↓

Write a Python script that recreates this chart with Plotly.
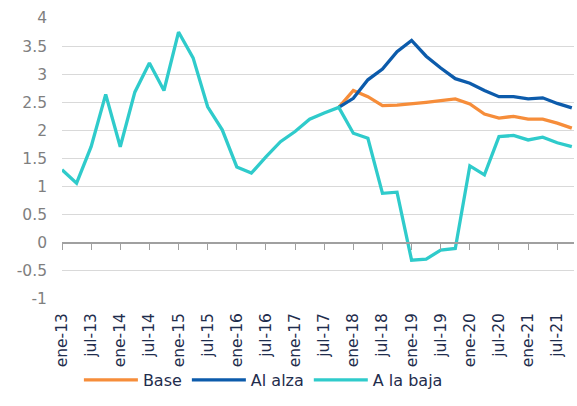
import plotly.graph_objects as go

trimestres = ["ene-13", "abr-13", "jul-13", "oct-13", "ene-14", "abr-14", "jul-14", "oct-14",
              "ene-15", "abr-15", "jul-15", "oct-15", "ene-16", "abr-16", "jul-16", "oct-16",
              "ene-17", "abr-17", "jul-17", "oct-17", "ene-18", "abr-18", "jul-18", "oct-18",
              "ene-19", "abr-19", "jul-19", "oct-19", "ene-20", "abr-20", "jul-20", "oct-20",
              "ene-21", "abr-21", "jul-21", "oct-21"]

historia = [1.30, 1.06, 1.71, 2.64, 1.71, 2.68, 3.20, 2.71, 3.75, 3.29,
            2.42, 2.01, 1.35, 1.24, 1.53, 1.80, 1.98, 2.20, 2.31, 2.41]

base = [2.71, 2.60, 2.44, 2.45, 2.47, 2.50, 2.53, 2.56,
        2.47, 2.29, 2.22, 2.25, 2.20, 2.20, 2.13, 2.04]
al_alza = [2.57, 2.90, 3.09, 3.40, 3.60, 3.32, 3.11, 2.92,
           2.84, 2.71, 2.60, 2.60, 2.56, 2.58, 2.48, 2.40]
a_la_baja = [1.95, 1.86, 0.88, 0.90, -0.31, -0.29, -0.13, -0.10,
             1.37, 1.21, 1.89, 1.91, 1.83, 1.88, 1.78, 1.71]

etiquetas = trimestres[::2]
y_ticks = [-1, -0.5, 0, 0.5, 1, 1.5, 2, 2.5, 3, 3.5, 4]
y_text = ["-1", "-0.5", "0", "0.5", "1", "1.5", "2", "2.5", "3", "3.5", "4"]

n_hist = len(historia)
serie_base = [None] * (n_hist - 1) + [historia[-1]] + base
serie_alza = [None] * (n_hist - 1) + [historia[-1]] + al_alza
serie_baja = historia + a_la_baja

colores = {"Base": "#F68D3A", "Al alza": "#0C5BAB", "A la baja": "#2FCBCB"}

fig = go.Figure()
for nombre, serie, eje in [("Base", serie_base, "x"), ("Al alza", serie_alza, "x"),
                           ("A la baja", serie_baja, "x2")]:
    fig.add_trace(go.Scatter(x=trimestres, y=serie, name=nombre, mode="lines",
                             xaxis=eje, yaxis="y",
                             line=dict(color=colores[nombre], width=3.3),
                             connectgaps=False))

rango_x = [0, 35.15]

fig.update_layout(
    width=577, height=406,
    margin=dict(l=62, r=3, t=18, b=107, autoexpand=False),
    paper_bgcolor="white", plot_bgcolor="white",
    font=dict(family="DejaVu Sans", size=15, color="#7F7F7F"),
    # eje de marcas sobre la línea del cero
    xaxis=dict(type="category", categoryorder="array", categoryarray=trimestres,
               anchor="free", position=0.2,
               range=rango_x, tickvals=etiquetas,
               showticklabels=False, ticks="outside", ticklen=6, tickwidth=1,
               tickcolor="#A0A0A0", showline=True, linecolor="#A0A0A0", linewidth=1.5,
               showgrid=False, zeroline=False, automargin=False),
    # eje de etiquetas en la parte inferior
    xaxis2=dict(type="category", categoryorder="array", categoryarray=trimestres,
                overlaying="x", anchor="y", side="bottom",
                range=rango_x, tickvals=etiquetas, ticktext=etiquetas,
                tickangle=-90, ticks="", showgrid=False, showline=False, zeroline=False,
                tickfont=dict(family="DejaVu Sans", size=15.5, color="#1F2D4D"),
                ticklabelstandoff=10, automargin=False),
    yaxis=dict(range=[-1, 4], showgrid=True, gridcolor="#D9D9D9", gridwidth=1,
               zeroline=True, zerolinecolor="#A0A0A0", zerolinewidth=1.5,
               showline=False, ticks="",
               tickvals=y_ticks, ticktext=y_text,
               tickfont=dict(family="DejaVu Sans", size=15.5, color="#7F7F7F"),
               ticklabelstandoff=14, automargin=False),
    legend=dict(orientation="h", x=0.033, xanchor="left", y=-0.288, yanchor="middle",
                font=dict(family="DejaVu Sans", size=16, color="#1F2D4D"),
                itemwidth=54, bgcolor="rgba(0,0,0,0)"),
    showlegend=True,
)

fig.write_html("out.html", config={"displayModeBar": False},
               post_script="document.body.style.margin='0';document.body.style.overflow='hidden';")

↑

◆ WRITTEN EXERCISE ◆
Print the data above verbatim from the first line through the line holding "rango_x = [0, 35.15]", leaving every picture out.

◆ TASK RESPONSE ◆
Write a Python script that recreates this chart with Plotly.
import plotly.graph_objects as go

trimestres = ["ene-13", "abr-13", "jul-13", "oct-13", "ene-14", "abr-14", "jul-14", "oct-14",
              "ene-15", "abr-15", "jul-15", "oct-15", "ene-16", "abr-16", "jul-16", "oct-16",
              "ene-17", "abr-17", "jul-17", "oct-17", "ene-18", "abr-18", "jul-18", "oct-18",
              "ene-19", "abr-19", "jul-19", "oct-19", "ene-20", "abr-20", "jul-20", "oct-20",
              "ene-21", "abr-21", "jul-21", "oct-21"]

historia = [1.30, 1.06, 1.71, 2.64, 1.71, 2.68, 3.20, 2.71, 3.75, 3.29,
            2.42, 2.01, 1.35, 1.24, 1.53, 1.80, 1.98, 2.20, 2.31, 2.41]

base = [2.71, 2.60, 2.44, 2.45, 2.47, 2.50, 2.53, 2.56,
        2.47, 2.29, 2.22, 2.25, 2.20, 2.20, 2.13, 2.04]
al_alza = [2.57, 2.90, 3.09, 3.40, 3.60, 3.32, 3.11, 2.92,
           2.84, 2.71, 2.60, 2.60, 2.56, 2.58, 2.48, 2.40]
a_la_baja = [1.95, 1.86, 0.88, 0.90, -0.31, -0.29, -0.13, -0.10,
             1.37, 1.21, 1.89, 1.91, 1.83, 1.88, 1.78, 1.71]

etiquetas = trimestres[::2]
y_ticks = [-1, -0.5, 0, 0.5, 1, 1.5, 2, 2.5, 3, 3.5, 4]
y_text = ["-1", "-0.5", "0", "0.5", "1", "1.5", "2", "2.5", "3", "3.5", "4"]

n_hist = len(historia)
serie_base = [None] * (n_hist - 1) + [historia[-1]] + base
serie_alza = [None] * (n_hist - 1) + [historia[-1]] + al_alza
serie_baja = historia + a_la_baja

colores = {"Base": "#F68D3A", "Al alza": "#0C5BAB", "A la baja": "#2FCBCB"}

fig = go.Figure()
for nombre, serie, eje in [("Base", serie_base, "x"), ("Al alza", serie_alza, "x"),
                           ("A la baja", serie_baja, "x2")]:
    fig.add_trace(go.Scatter(x=trimestres, y=serie, name=nombre, mode="lines",
                             xaxis=eje, yaxis="y",
                             line=dict(color=colores[nombre], width=3.3),
                             connectgaps=False))

rango_x = [0, 35.15]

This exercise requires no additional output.